The report, Financial Well-being and Retirement Readiness in Higher Education, touches on the challenges higher education employees face with debt, especially as more earn less than prior to the pandemic when considering adjustments for inflation.

According to the report, over 70% say their debt and debt payments have prevented them from focusing on other financial priorities. One-third of employees who are “significantly debt constrained” said they were struggling to make ends meet compared to 4% of borrowers who are not debt constrained.

“Higher ed employees earn less today than before the COVID-19 pandemic after adjusting for inflation,” said Melissa Fuesting, associate director of research for CUPA-HR. “At the same time, many are debt constrained. Both are factors that would squeeze household finances in the near term, making it more challenging to make ends meet.”

Student loan borrowers are also more likely to feel this constraint, as they have the added factor of paying for student loans on top of retail debt. Twenty-three percent of higher education employees have outstanding student loans, and over 80% describe themselves as debt constrained, with 36% adding that the constraint is significant.

Dealing with such constraints could lead to participants avoiding other financial responsibilities and goals, including emergency funds, wanting to buy a home, and retirement savings. According to the findings, 34% of higher education employees who are significantly debt constrained say they lack emergency savings that could cover three months of living expenses.
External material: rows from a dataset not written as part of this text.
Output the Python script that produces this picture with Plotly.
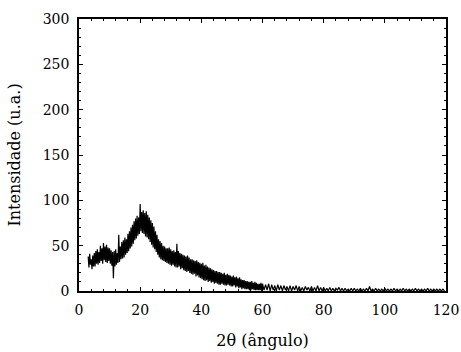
import numpy as np
import plotly.graph_objects as go

# Diffractogram, fine scan 3.00-59.75 deg (0.25 deg step)
scan_fine_start, scan_fine_step = 3.0, 0.25
intensity_fine = [
    38, 26, 41, 29,  35, 24, 39, 27,  42, 27, 44, 30,  46, 29, 43, 31,
    50, 33, 47, 30,  53, 34, 49, 32,  51, 31, 48, 33,  47, 30, 45, 28,
    43, 14, 44, 27,  46, 29, 42, 31,  62, 32, 49, 35,  54, 36, 56, 37,
    59, 40, 57, 42,  63, 44, 66, 47,  70, 49, 73, 52,  77, 56, 80, 58,
    83, 61, 81, 63,  96, 66, 87, 64,  89, 63, 86, 60,  88, 59, 84, 57,
    81, 54, 78, 51,  75, 48, 71, 46,  66, 43, 62, 40,  57, 37, 55, 35,
    53, 34, 50, 33,  49, 32, 47, 31,  47, 30, 48, 29,  46, 28, 44, 29,
    45, 27, 43, 26,  52, 26, 44, 27,  42, 24, 41, 25,  40, 23, 39, 22,
    38, 21, 39, 22,  37, 20, 35, 19,  35, 18, 34, 19,  33, 16, 34, 17,
    32, 15, 31, 14,  30, 13, 31, 12,  28, 11, 29, 12,  27, 10, 26, 11,
    25, 9, 24, 10,   23, 8, 22, 9,    22, 8, 21, 7,    21, 7, 20, 8,
    19, 7, 20, 6,    18, 6, 19, 7,    18, 6, 17, 5,    16, 5, 17, 6,
    15, 4, 16, 5,    14, 3, 15, 4,    13, 2, 12, 3,    12, 2, 11, 2,
    11, 2, 10, 1,    10, 1, 11, 2,    9, 1, 10, 1,     9, 1, 8, 1,
    8, 1, 9, 0,
]

# Coarse scan 60.0-119.5 deg (0.5 deg step)
scan_coarse_start, scan_coarse_step = 60.0, 0.5
intensity_coarse = [
    8, 1, 7, 1, 8, 0, 7, 1, 6, 0, 7, 1, 6, 0, 6, 1, 5, 0, 6, 0,
    5, 1, 6, 0, 5, 0, 4, 0, 5, 1, 4, 0, 5, 0, 4, 0, 6, 0, 4, 0,
    4, 0, 3, 0, 4, 0, 3, 0, 3, 1, 4, 0, 3, 0, 3, 0, 2, 0, 3, 0,
    3, 0, 2, 0, 3, 0, 2, 0, 3, 0, 5, 0, 2, 0, 3, 0, 2, 0, 2, 0,
    3, 0, 2, 0, 2, 0, 3, 0, 2, 0, 2, 0, 3, 0, 2, 0, 2, 0, 2, 0,
    3, 0, 2, 0, 2, 0, 2, 0, 3, 0, 2, 0, 2, 0, 2, 0, 2, 0, 2, 0,
]

x_ticks = [0, 20, 40, 60, 80, 100, 120]
y_ticks = [0, 50, 100, 150, 200, 250, 300]

two_theta = np.concatenate([
    scan_fine_start + scan_fine_step * np.arange(len(intensity_fine)),
    scan_coarse_start + scan_coarse_step * np.arange(len(intensity_coarse)),
])
intensity = np.array(intensity_fine + intensity_coarse, dtype=float)

fig = go.Figure(go.Scatter(
    x=two_theta, y=intensity, mode="lines",
    line=dict(color="black", width=1.2, simplify=False),
    showlegend=False,
))

tick_font = dict(family="DejaVu Serif", size=14, color="black")
title_font = dict(family="DejaVu Serif", size=16, color="black")
axis_common = dict(
    showline=True, linecolor="black", linewidth=1.5, mirror="allticks",
    ticks="inside", ticklen=4, tickwidth=1, tickcolor="black",
    showgrid=False, zeroline=False, tickfont=tick_font, automargin=False,
    ticklabelstandoff=5,
)

fig.update_xaxes(
    range=[0, 120], tickvals=x_ticks,
    minor=dict(dtick=4, tick0=0, ticks="inside", ticklen=2, tickcolor="black", showgrid=False),
    title=dict(text="2θ (ângulo)", font=title_font, standoff=18),
    **axis_common,
)
fig.update_yaxes(
    range=[0, 300], tickvals=y_ticks,
    minor=dict(dtick=10, tick0=0, ticks="inside", ticklen=2, tickcolor="black", showgrid=False),
    title=dict(text="Intensidade (u.a.)", font=title_font, standoff=18),
    **axis_common,
)

fig.update_layout(
    width=461, height=352,
    margin=dict(l=79, r=15, t=19, b=61),
    paper_bgcolor="white", plot_bgcolor="white",
    font=tick_font,
)

fig.write_html("out.html")
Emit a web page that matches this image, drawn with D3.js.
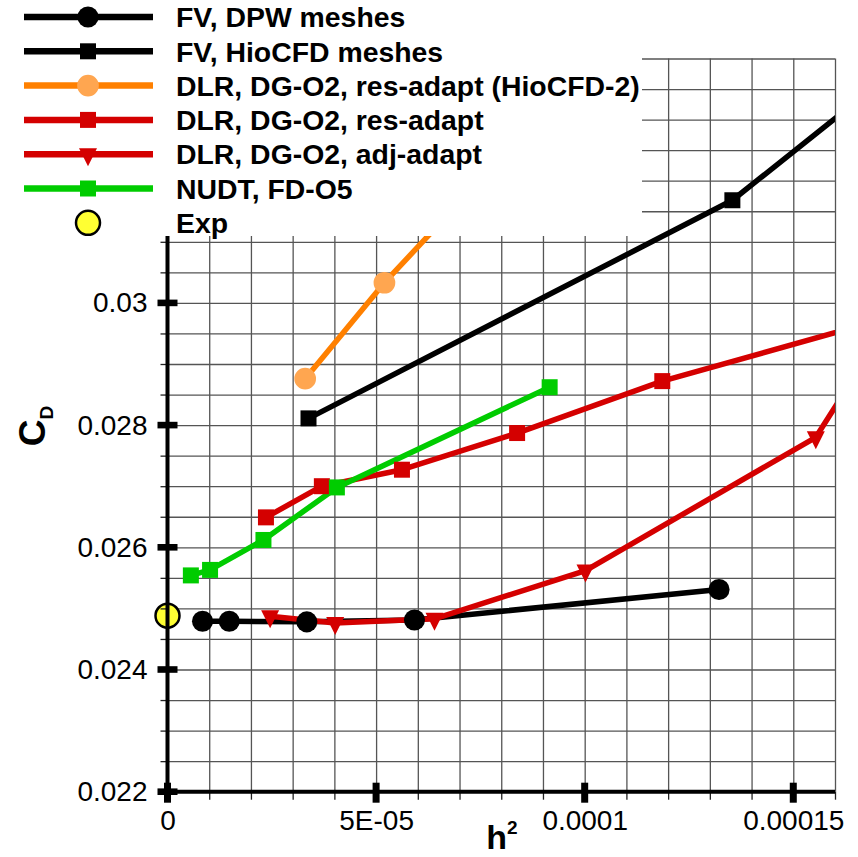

TIAA notes how a combination of professional advice and employee benefits could relieve some of the financial stress employees face with debt. Despite their challenges, 93% of employees are saving for retirement, either through an employer-sponsored 403(b) plan (65%), or on their own (27%).

Still, even though they are saving for retirement, 20% are not sure if they’re allocating an adequate amount.  

Others plan to annuitize their savings once they head to retirement. One-quarter of employees plan to incorporate an annuity in their long-term plan.

“Annuitization directly addresses the highest financial priorities for retirement among higher ed employees, so not intending to annuitize represents a planning disconnect,” said Paul Yakoboski, Senior Economist at TIAA Institute. “A fixed annuity provides stable income that is guaranteed to last for life, including the life of a spouse or partner.”